Hingga akhir 2016 belum ada jalan beraspal ke Distrik Popukoba, Kabupaten Wamena, Provinsi Papua. Batas jalan raya hanya sampai Tanah Longsor, satu jam berkendara dari Wamena. Dari situ mesti berjalan kaki sekitar tiga jam untuk sampai ke pusat distrik.
"Awal tahun 2000 saya masih jalan kaki selama enam jam dari Popukoba ke Wamena. Sekarang kita bersyukur sudah ada jalan perkerasan. Tetapi hanya mobil strada yang bisa masuk. Jalan baru saja dirintis," kata Yallela Yusup Hisage, kader kesehatan Wahana Visi Indonesia (WVI) Wamena. Strada adalah salah satu mobil jenis four wheel drive.
Sebelum menjadi kader MTBSM (Manajemen Terpadu Balita Sakit berbasis Masyarakat), Yusup adalah kader kesehatan di Puskesmas Wamena Kota. Sesungguhnya ia datang ke Wamena untuk melanjutkan sekolah ke SMA. Tetapi tidak ada biaya. Sekolahnya putus di tengah jalan.
"Hanya sampai kelas 1, terus tidak lanjut lagi. Tetapi sekarang saya sudah punya ijazah SMA dari kejar paket C. Lulus tahun 1993," ujarnya tertawa.

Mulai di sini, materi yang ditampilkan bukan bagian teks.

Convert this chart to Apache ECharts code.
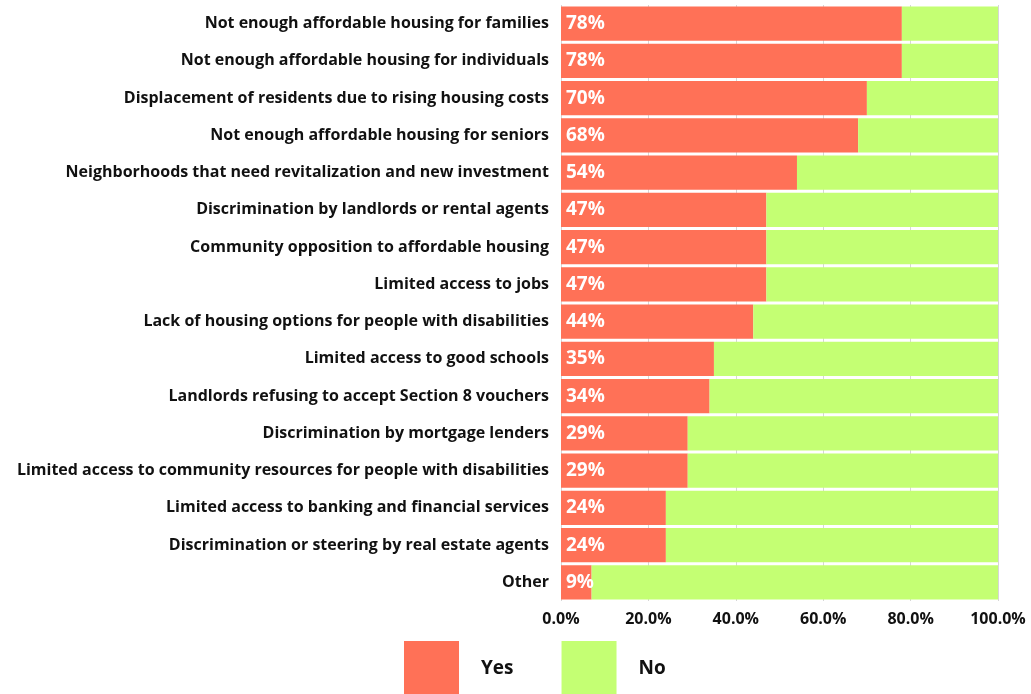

Meskipun lulus SMA, tetapi Yusuf tidak tahu tahun berapa ia lahir. Dia hanya mengira-ngira saja usianya. Kata dia, waktu operasi militer tahun 1977 di Pegunungan Tengah ia sudah berusia 10 tahun.
"Jadi saya lahir itu sekitar tahun 1967. Tapi di ijazah mereka tulis lahir 1978," ujarnya.
Saat putus sekolah itulah ia bekerja serabutan untuk hidup. Beruntung ia bertemu Paulus Ronsumbre, perawat asal Biak yang bekerja di Polindes Holima.
Polindes ini berada di bawah Puskesmas Hom-Hom. Di sini Yusup membantu apa saja, termasuk mulai belajar mengenali penyakit dan cara memberi obat.
"Misalnya kalau batuk kasih obat Dexa. Diare kasih oralit. Trus ada amoxilin, antasida dan lain-lain. Itu terus yang saya pelajari setiap hari," ujarnya.
Setahun di Polindes Holima, Yusup pindah ke Puskesmas Hom-Hom, lalu ke Puskesmas Wamena Kota. Ini lantaran Paulus dipindahkan sebagai perawat ke Rumah Sakit Jiwa di Jayapura.